Jamiroquai Ends North Coast With Pure Funkadelic Vibes

It was a night to remember. Music history in the making. And the grooviest send-off to summer that’s still got us moving. Jamiroquai’s triumphant return to Chicago capped the North Coast Music Festival with one epic dance party. Still basking in the glow from their dazzling Coachella debut—their first show in the U.S. since 2005—the British jazz-funk band with frontman Jay Kay proved Jamiroquai reigns supreme with soul-infused music for all generations.

Jamiroquai’s electrifying performance was a big win for the three-day music festival, drawing perhaps the most diverse crowd of Attendees to come along in this festival’s nine years. Gen X and Y danced to the funky rhythms with Boomers and kids in tow. This was a moment for humankind to come together and celebrate. Even Mother Nature cooperated. After lightning in the area forced evacuations in Union Park during the first two nights of performances, North Coast Music Festival organizers invited Friday and Saturday single ticketholders to return Sunday.
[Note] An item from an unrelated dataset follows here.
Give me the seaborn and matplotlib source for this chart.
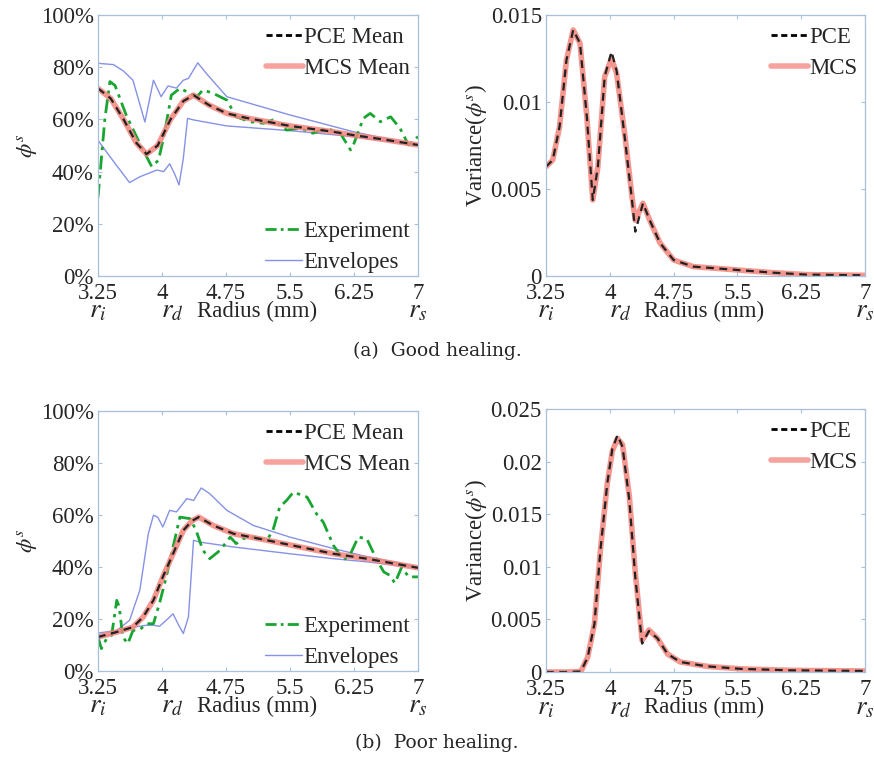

And they did.

The crowd went wild when Kay took the stage, donning a hi-tech headpiece that changed color as he danced his way through the band’s groovy takeover of Summer’s Last Stand.

Making good on his promise—“It’s been a long time. It’s great to see you again. We’ll catch up from where we were.”—an enchanting Kay churned out Jamiroquai hits like “Cosmic Girl” and “Space Cowboy” and mixed it up with the new, including “Shake It On” from 2017’s Automation, the band’s eighth studio album that explores the impact of technology on human interaction.

Afro-Latin infused “Use the Force” from Traveling Without Moving incited a dance party in the park, and offered a showcase for just how tight the band’s music-making geniuses are, with the commanding Kay leading the way. Kay reminded us that Jamiroquai makes much more than great dance music. A rousing rendition of “(Don’t) Give Hate a Chance” from 2005’s Dynamite left the crowd cheering for love and peace.

Nearing the hour mark into the 90-minute set allowed by park regulations, Kay was non-stop. “I’m more of a two-hour-and-ten-minute guy—I’m just getting warmed up!”—and continued to heat up the summer night with out-of-this-world instrumentals and soul-stirring messages. Jamiroquai left us dancing with an epic finale of “Canned Heat” with the enough spark to warm us all year.

Kay thanked Chicago. But the real thank you goes to Kay and Jamiroquai. Sure, it’s been awhile since we’ve seen them perform live in the U.S. But they’ve been with us all along. They’ll be around for the next generation. And beyond.